Repeat the lines below exactly as they appear, but leave out the images.
-- START --
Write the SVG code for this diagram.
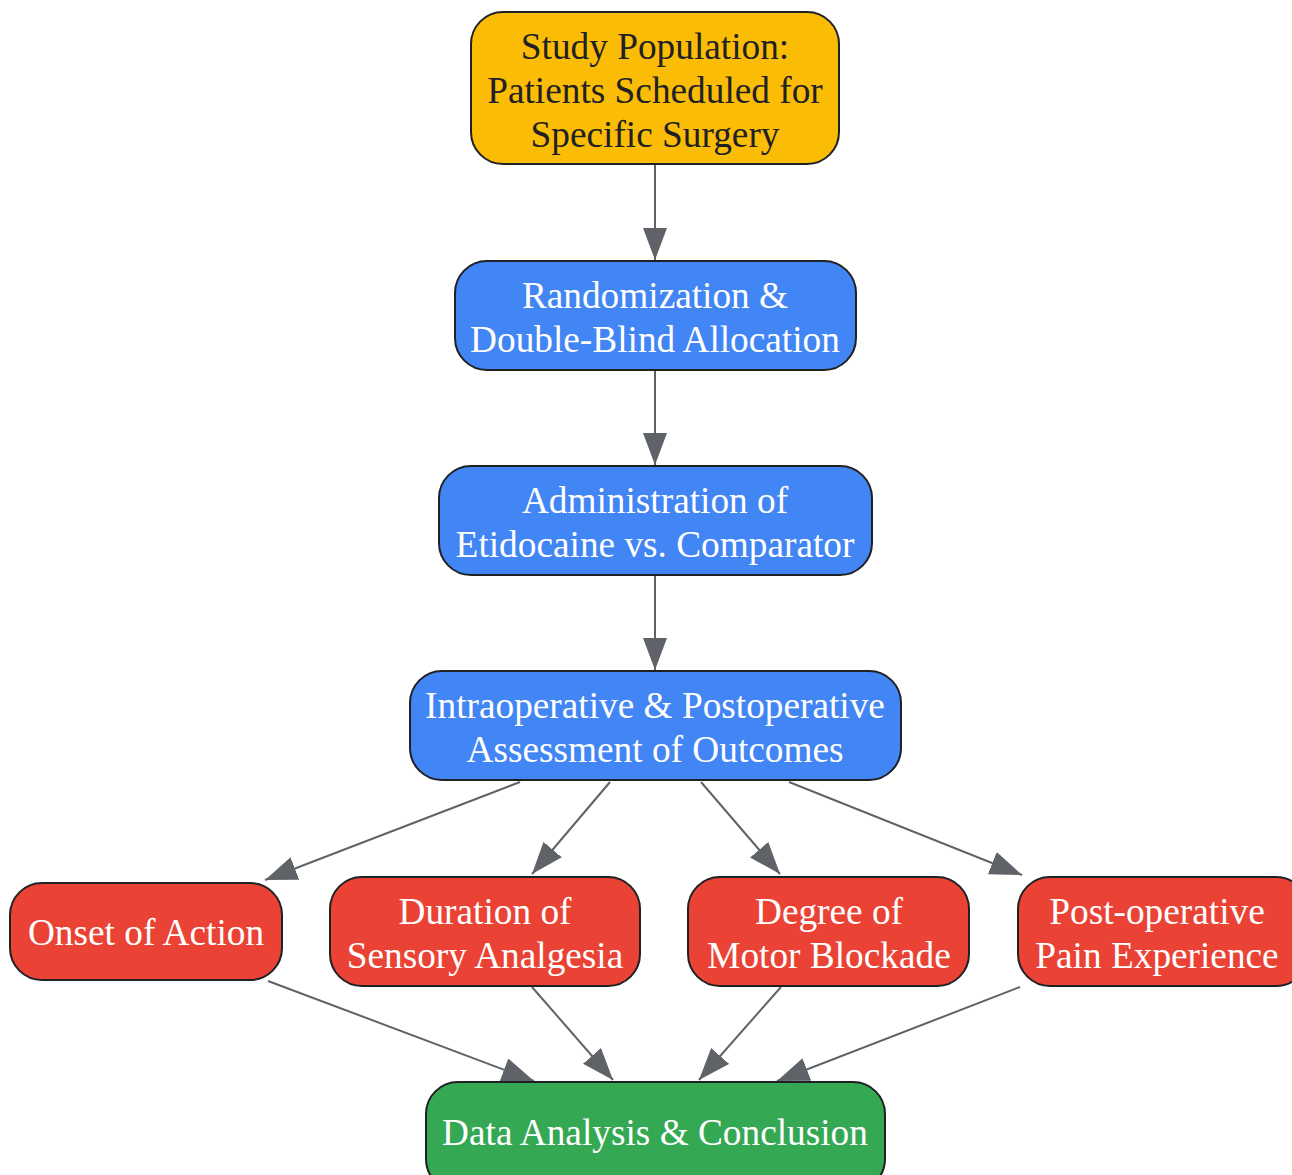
<svg xmlns="http://www.w3.org/2000/svg" width="1292" height="1175" viewBox="0 0 1292 1175">
<style>
.n{stroke:#202124;stroke-width:2}
.y{fill:#FBBC05}.b{fill:#4285F4}.r{fill:#EA4335}.g{fill:#34A853}
text{font-family:"Liberation Serif","Times New Roman",serif;font-size:37.3px;text-anchor:middle}
.w{fill:#ffffff}.d{fill:#202124}
.e{stroke:#5F6368;stroke-width:2;fill:none;marker-end:url(#a)}
</style>
<defs>
<marker id="a" markerUnits="userSpaceOnUse" markerWidth="34" markerHeight="24" refX="32" refY="12" orient="auto">
<path d="M0,0 L32,12 L0,24 Z" fill="#5F6368"/>
</marker>
</defs>
<g id="connectors">
<line class="e" x1="655" y1="165" x2="655" y2="260"/>
<line class="e" x1="655" y1="371" x2="655" y2="465"/>
<line class="e" x1="655" y1="576" x2="655" y2="670"/>
<line class="e" x1="520" y1="782" x2="265" y2="880"/>
<line class="e" x1="610" y1="782" x2="532" y2="874"/>
<line class="e" x1="701" y1="782" x2="780" y2="874"/>
<line class="e" x1="789" y1="782" x2="1022" y2="875"/>
<line class="e" x1="268" y1="981" x2="534" y2="1081"/>
<line class="e" x1="532" y1="987" x2="613" y2="1080"/>
<line class="e" x1="781" y1="987" x2="699" y2="1080"/>
<line class="e" x1="1020" y1="987" x2="777" y2="1081"/>
</g>
<g id="study">
<rect class="n y" x="471" y="12" width="368" height="152" rx="32"/>
<text class="d" x="655" y="59">Study Population:</text>
<text class="d" x="655" y="103">Patients Scheduled for</text>
<text class="d" x="655" y="147">Specific Surgery</text>
</g>
<g id="random">
<rect class="n b" x="455" y="261" width="401" height="109" rx="32"/>
<text class="w" x="655" y="308">Randomization &amp;</text>
<text class="w" x="655" y="352">Double-Blind Allocation</text>
</g>
<g id="admin">
<rect class="n b" x="439" y="466" width="433" height="109" rx="32"/>
<text class="w" x="655" y="513">Administration of</text>
<text class="w" x="655" y="557">Etidocaine vs. Comparator</text>
</g>
<g id="assess">
<rect class="n b" x="410" y="671" width="491" height="109" rx="32"/>
<text class="w" x="655" y="718">Intraoperative &amp; Postoperative</text>
<text class="w" x="655" y="762">Assessment of Outcomes</text>
</g>
<g id="onset">
<rect class="n r" x="10" y="883" width="272" height="97" rx="32"/>
<text class="w" x="146" y="945">Onset of Action</text>
</g>
<g id="duration">
<rect class="n r" x="330" y="877" width="310" height="109" rx="32"/>
<text class="w" x="485" y="924">Duration of</text>
<text class="w" x="485" y="968">Sensory Analgesia</text>
</g>
<g id="motor">
<rect class="n r" x="688" y="877" width="281" height="109" rx="32"/>
<text class="w" x="829" y="924">Degree of</text>
<text class="w" x="829" y="968">Motor Blockade</text>
</g>
<g id="pain">
<rect class="n r" x="1018" y="877" width="290" height="109" rx="32"/>
<text class="w" x="1157" y="924">Post-operative</text>
<text class="w" x="1157" y="968">Pain Experience</text>
</g>
<g id="analysis">
<rect class="n g" x="426" y="1082" width="459" height="109" rx="32"/>
<text class="w" x="655" y="1145">Data Analysis &amp; Conclusion</text>
</g>
</svg>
-- END --
Result -
Write the SVG code for this diagram.
<svg xmlns="http://www.w3.org/2000/svg" width="1292" height="1175" viewBox="0 0 1292 1175">
<style>
.n{stroke:#202124;stroke-width:2}
.y{fill:#FBBC05}.b{fill:#4285F4}.r{fill:#EA4335}.g{fill:#34A853}
text{font-family:"Liberation Serif","Times New Roman",serif;font-size:37.3px;text-anchor:middle}
.w{fill:#ffffff}.d{fill:#202124}
.e{stroke:#5F6368;stroke-width:2;fill:none;marker-end:url(#a)}
</style>
<defs>
<marker id="a" markerUnits="userSpaceOnUse" markerWidth="34" markerHeight="24" refX="32" refY="12" orient="auto">
<path d="M0,0 L32,12 L0,24 Z" fill="#5F6368"/>
</marker>
</defs>
<g id="connectors">
<line class="e" x1="655" y1="165" x2="655" y2="260"/>
<line class="e" x1="655" y1="371" x2="655" y2="465"/>
<line class="e" x1="655" y1="576" x2="655" y2="670"/>
<line class="e" x1="520" y1="782" x2="265" y2="880"/>
<line class="e" x1="610" y1="782" x2="532" y2="874"/>
<line class="e" x1="701" y1="782" x2="780" y2="874"/>
<line class="e" x1="789" y1="782" x2="1022" y2="875"/>
<line class="e" x1="268" y1="981" x2="534" y2="1081"/>
<line class="e" x1="532" y1="987" x2="613" y2="1080"/>
<line class="e" x1="781" y1="987" x2="699" y2="1080"/>
<line class="e" x1="1020" y1="987" x2="777" y2="1081"/>
</g>
<g id="study">
<rect class="n y" x="471" y="12" width="368" height="152" rx="32"/>
<text class="d" x="655" y="59">Study Population:</text>
<text class="d" x="655" y="103">Patients Scheduled for</text>
<text class="d" x="655" y="147">Specific Surgery</text>
</g>
<g id="random">
<rect class="n b" x="455" y="261" width="401" height="109" rx="32"/>
<text class="w" x="655" y="308">Randomization &amp;</text>
<text class="w" x="655" y="352">Double-Blind Allocation</text>
</g>
<g id="admin">
<rect class="n b" x="439" y="466" width="433" height="109" rx="32"/>
<text class="w" x="655" y="513">Administration of</text>
<text class="w" x="655" y="557">Etidocaine vs. Comparator</text>
</g>
<g id="assess">
<rect class="n b" x="410" y="671" width="491" height="109" rx="32"/>
<text class="w" x="655" y="718">Intraoperative &amp; Postoperative</text>
<text class="w" x="655" y="762">Assessment of Outcomes</text>
</g>
<g id="onset">
<rect class="n r" x="10" y="883" width="272" height="97" rx="32"/>
<text class="w" x="146" y="945">Onset of Action</text>
</g>
<g id="duration">
<rect class="n r" x="330" y="877" width="310" height="109" rx="32"/>
<text class="w" x="485" y="924">Duration of</text>
<text class="w" x="485" y="968">Sensory Analgesia</text>
</g>
<g id="motor">
<rect class="n r" x="688" y="877" width="281" height="109" rx="32"/>
<text class="w" x="829" y="924">Degree of</text>
<text class="w" x="829" y="968">Motor Blockade</text>
</g>
<g id="pain">
<rect class="n r" x="1018" y="877" width="290" height="109" rx="32"/>
<text class="w" x="1157" y="924">Post-operative</text>
<text class="w" x="1157" y="968">Pain Experience</text>
</g>
<g id="analysis">
<rect class="n g" x="426" y="1082" width="459" height="109" rx="32"/>
<text class="w" x="655" y="1145">Data Analysis &amp; Conclusion</text>
</g>
</svg>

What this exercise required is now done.